Trac #8874 has a good example of why we want to auto-specialise DFuns.

We have the -fspecialise-aggressively flag (usually off), because we
risk lots of orphan modules from over-vigorous specialisation.
However it's not a big deal: anything non-recursive with an
unfolding-template will probably have been inlined already.

So these extra exposed unfoldings will only take effect if you have -fspecialise-aggressively on as well. (In fact it might be sensible to have one flag to control both exposing and exploiting overloaded unfoldings.)

So I think that you are currently increasing the size of interface files to no benefit whatsoever! That's partly why I'd like to see performance gains actually measured before doing this.

I vaguely recall that -fspecialise-aggressively made binaries a lot bigger before I got distracted with something else. By all means try it out!

Oh, and it'll make a lot more orphan modules (with RULES for specialised functions) which might also have an effect on compile time.

PS: worth making a ticket for this to track progress

To be clear about this Simon. The note says "What imported functions do we specialise?", it doesn't talk at all about which unfoldings are included in the interface files to begin with from my reading?

This lines up with my intuition as if we already included all usefully specialisable things in interface files then adding the additional clause to show_unfolding shouldn't have any effect?

mpickering updated the Trac tickets for this revision.Jan 9 2017, 3:31 AM

To be clear about this Simon. The note says "What imported functions do we specialise?", it doesn't talk at all about which unfoldings are included in the interface files to begin with from my reading?

That's true. So the patch will indeed expose more unfoldings. But without additionally specifying fspecialise-aggressively those unfoldings will no effect.

This lines up with my intuition as if we already included all usefully specialisable things in interface files then adding the additional clause to show_unfolding shouldn't have any effect?

I'm sorry, but I don't understand the question.

I understand why you are confused now Simon. I was under the impression that if an unfolding was in an interface file that it would be specialised in other modules. In fact, this isn't the case, only things which are either DFunIds or marked INLINABLE are able to be specialised.

The motivation for this ticket is that if you go to any popular library, ALL definitions are marked as INLINE. @danharaj has also experimented with a plugin which marks every single identifier as INLINABLE and using -fspecialise-aggresively. It is something that is appearing downstream more and more.

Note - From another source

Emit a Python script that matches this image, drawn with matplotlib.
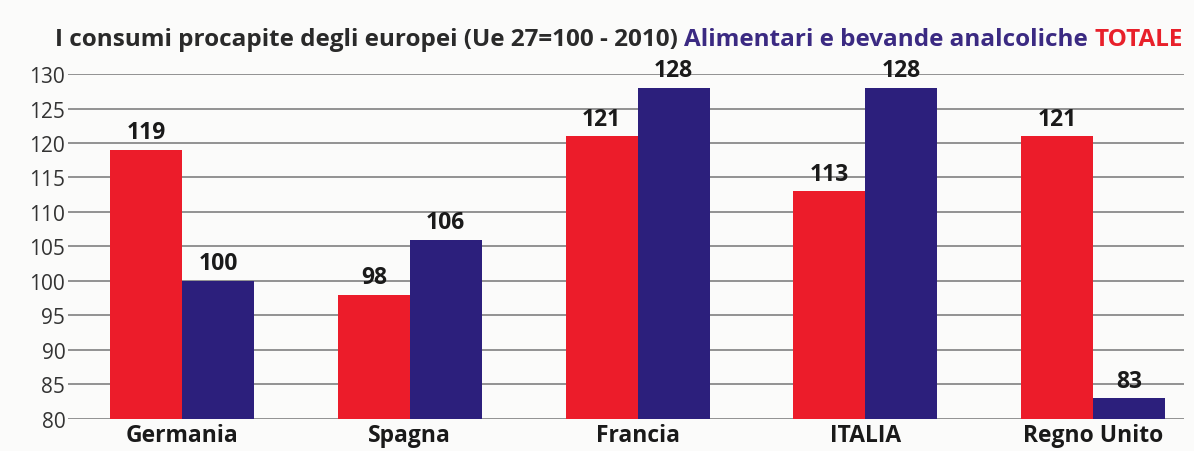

OK, so you understand now?

Currently you need both (a) to expose the unfolding and (b) have -fspecialise-aggressively for downsteam specialisations to always happen.

I recall someone saying that -fspecialise-aggressively cost a lot of compile time but I have no clear picture of why, or how big a problem it is.

I did some testing yesterday after some prompting by @rwbarton. I modified the code to essentially always turn on -fspecialise-aggresively, it is on the wip/all-inlinable branch.

Here is a harbourmaster build with the changes, three tests significantly improved and one regressed.
https://phabricator.haskell.org/harbormaster/build/17926/?l=100

Here is a nofib run
https://perf.haskell.org/ghc/#compare/6c869f906b879bc746ea1aa3e79e02f146d85093/9dec87ea33e7b398db7d86a30756d1d655895e8b

Compile time of GHC increased by 14%.

The size of libGHC.a increased from 118mb to 145mb.

In any case, I think that it could be worthwhile to add these options to -O3 so that users can try them out easily if they really want to?

mpickering updated this revision to Diff 10371.Jan 10 2017, 4:18 AM
  • Unused identifiers

I did some testing yesterday after some prompting by @rwbarton. I modified the code to essentially always turn on -fspecialise-aggresively, it is on the wip/all-inlinable branch.

Here is a harbourmaster build with the changes, three tests significantly improved and one regressed.
https://phabricator.haskell.org/harbormaster/build/17926/?l=100

Here is a nofib run
https://perf.haskell.org/ghc/#compare/6c869f906b879bc746ea1aa3e79e02f146d85093/9dec87ea33e7b398db7d86a30756d1d655895e8b

Compile time of GHC increased by 14%.

The size of libGHC.a increased from 118mb to 145mb.

In any case, I think that it could be worthwhile to add these options to -O3 so that users can try them out easily if they really want to?

This sounds quite reasonable to me given we currently don't even have a -O3.

bgamari requested changes to this revision.Feb 14 2017, 4:27 PM

Bumping out of the review queue for now.

This revision now requires changes to proceed.Feb 14 2017, 4:27 PM
austin resigned from this revision.Nov 9 2017, 11:32 AM